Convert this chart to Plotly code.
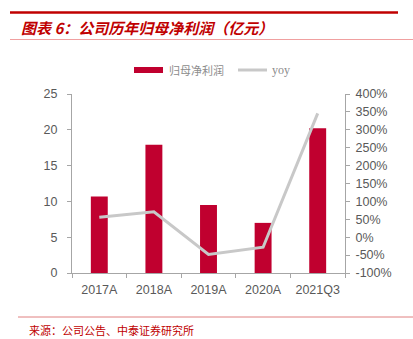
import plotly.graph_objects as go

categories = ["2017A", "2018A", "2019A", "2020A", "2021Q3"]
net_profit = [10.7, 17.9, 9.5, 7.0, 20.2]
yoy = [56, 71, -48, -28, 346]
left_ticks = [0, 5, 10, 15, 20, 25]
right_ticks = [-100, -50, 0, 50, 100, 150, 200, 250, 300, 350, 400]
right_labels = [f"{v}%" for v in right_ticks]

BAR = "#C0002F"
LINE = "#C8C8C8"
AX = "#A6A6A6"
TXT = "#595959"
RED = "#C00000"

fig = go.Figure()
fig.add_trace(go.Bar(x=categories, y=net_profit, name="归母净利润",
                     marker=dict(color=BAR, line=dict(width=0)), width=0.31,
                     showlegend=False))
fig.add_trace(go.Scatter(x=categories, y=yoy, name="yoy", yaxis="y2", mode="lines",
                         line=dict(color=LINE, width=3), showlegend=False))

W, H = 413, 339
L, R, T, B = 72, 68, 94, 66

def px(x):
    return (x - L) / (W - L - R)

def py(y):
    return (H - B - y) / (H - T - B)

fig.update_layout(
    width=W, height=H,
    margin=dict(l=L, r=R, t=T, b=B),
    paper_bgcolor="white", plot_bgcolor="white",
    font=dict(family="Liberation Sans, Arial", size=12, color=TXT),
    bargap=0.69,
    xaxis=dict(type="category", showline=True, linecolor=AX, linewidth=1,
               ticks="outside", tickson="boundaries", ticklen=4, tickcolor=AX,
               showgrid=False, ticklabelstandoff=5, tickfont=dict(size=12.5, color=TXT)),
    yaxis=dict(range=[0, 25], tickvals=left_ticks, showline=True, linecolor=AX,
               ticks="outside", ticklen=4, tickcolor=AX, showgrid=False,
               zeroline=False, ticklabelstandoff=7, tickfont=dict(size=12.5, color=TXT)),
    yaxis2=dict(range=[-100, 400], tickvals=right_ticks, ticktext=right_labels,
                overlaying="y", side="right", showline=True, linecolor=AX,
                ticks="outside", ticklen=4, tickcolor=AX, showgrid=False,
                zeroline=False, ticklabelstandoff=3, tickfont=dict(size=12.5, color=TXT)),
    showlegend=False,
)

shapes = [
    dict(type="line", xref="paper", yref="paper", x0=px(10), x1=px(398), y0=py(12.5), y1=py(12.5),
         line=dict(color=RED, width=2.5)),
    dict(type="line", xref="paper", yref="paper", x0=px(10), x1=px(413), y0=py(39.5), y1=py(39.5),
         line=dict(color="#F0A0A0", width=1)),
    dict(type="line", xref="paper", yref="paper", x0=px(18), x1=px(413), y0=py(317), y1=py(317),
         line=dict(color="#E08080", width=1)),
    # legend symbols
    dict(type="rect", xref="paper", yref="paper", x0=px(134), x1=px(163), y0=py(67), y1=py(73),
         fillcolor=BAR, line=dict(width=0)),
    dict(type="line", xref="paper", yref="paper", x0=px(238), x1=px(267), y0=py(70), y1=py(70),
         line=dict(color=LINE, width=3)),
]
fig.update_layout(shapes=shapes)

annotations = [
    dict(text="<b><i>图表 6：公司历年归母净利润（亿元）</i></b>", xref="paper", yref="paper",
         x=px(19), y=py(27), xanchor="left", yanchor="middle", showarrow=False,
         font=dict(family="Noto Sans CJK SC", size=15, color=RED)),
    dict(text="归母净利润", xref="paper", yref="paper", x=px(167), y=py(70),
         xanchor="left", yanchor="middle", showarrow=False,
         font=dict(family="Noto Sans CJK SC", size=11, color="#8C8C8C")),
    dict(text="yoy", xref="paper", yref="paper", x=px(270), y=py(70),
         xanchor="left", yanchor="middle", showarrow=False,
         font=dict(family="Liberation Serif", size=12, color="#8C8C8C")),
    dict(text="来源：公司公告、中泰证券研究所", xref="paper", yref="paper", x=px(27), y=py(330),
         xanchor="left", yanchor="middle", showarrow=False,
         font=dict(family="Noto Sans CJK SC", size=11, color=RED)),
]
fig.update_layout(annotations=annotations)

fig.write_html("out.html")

--------------------

* **Stated exercise**
Repeat the material above word for word, please, apart from its images.

* **Exercise output**
Convert this chart to Plotly code.
import plotly.graph_objects as go

categories = ["2017A", "2018A", "2019A", "2020A", "2021Q3"]
net_profit = [10.7, 17.9, 9.5, 7.0, 20.2]
yoy = [56, 71, -48, -28, 346]
left_ticks = [0, 5, 10, 15, 20, 25]
right_ticks = [-100, -50, 0, 50, 100, 150, 200, 250, 300, 350, 400]
right_labels = [f"{v}%" for v in right_ticks]

BAR = "#C0002F"
LINE = "#C8C8C8"
AX = "#A6A6A6"
TXT = "#595959"
RED = "#C00000"

fig = go.Figure()
fig.add_trace(go.Bar(x=categories, y=net_profit, name="归母净利润",
                     marker=dict(color=BAR, line=dict(width=0)), width=0.31,
                     showlegend=False))
fig.add_trace(go.Scatter(x=categories, y=yoy, name="yoy", yaxis="y2", mode="lines",
                         line=dict(color=LINE, width=3), showlegend=False))

W, H = 413, 339
L, R, T, B = 72, 68, 94, 66

def px(x):
    return (x - L) / (W - L - R)

def py(y):
    return (H - B - y) / (H - T - B)

fig.update_layout(
    width=W, height=H,
    margin=dict(l=L, r=R, t=T, b=B),
    paper_bgcolor="white", plot_bgcolor="white",
    font=dict(family="Liberation Sans, Arial", size=12, color=TXT),
    bargap=0.69,
    xaxis=dict(type="category", showline=True, linecolor=AX, linewidth=1,
               ticks="outside", tickson="boundaries", ticklen=4, tickcolor=AX,
               showgrid=False, ticklabelstandoff=5, tickfont=dict(size=12.5, color=TXT)),
    yaxis=dict(range=[0, 25], tickvals=left_ticks, showline=True, linecolor=AX,
               ticks="outside", ticklen=4, tickcolor=AX, showgrid=False,
               zeroline=False, ticklabelstandoff=7, tickfont=dict(size=12.5, color=TXT)),
    yaxis2=dict(range=[-100, 400], tickvals=right_ticks, ticktext=right_labels,
                overlaying="y", side="right", showline=True, linecolor=AX,
                ticks="outside", ticklen=4, tickcolor=AX, showgrid=False,
                zeroline=False, ticklabelstandoff=3, tickfont=dict(size=12.5, color=TXT)),
    showlegend=False,
)

shapes = [
    dict(type="line", xref="paper", yref="paper", x0=px(10), x1=px(398), y0=py(12.5), y1=py(12.5),
         line=dict(color=RED, width=2.5)),
    dict(type="line", xref="paper", yref="paper", x0=px(10), x1=px(413), y0=py(39.5), y1=py(39.5),
         line=dict(color="#F0A0A0", width=1)),
    dict(type="line", xref="paper", yref="paper", x0=px(18), x1=px(413), y0=py(317), y1=py(317),
         line=dict(color="#E08080", width=1)),
    # legend symbols
    dict(type="rect", xref="paper", yref="paper", x0=px(134), x1=px(163), y0=py(67), y1=py(73),
         fillcolor=BAR, line=dict(width=0)),
    dict(type="line", xref="paper", yref="paper", x0=px(238), x1=px(267), y0=py(70), y1=py(70),
         line=dict(color=LINE, width=3)),
]
fig.update_layout(shapes=shapes)

annotations = [
    dict(text="<b><i>图表 6：公司历年归母净利润（亿元）</i></b>", xref="paper", yref="paper",
         x=px(19), y=py(27), xanchor="left", yanchor="middle", showarrow=False,
         font=dict(family="Noto Sans CJK SC", size=15, color=RED)),
    dict(text="归母净利润", xref="paper", yref="paper", x=px(167), y=py(70),
         xanchor="left", yanchor="middle", showarrow=False,
         font=dict(family="Noto Sans CJK SC", size=11, color="#8C8C8C")),
    dict(text="yoy", xref="paper", yref="paper", x=px(270), y=py(70),
         xanchor="left", yanchor="middle", showarrow=False,
         font=dict(family="Liberation Serif", size=12, color="#8C8C8C")),
    dict(text="来源：公司公告、中泰证券研究所", xref="paper", yref="paper", x=px(27), y=py(330),
         xanchor="left", yanchor="middle", showarrow=False,
         font=dict(family="Noto Sans CJK SC", size=11, color=RED)),
]
fig.update_layout(annotations=annotations)

fig.write_html("out.html")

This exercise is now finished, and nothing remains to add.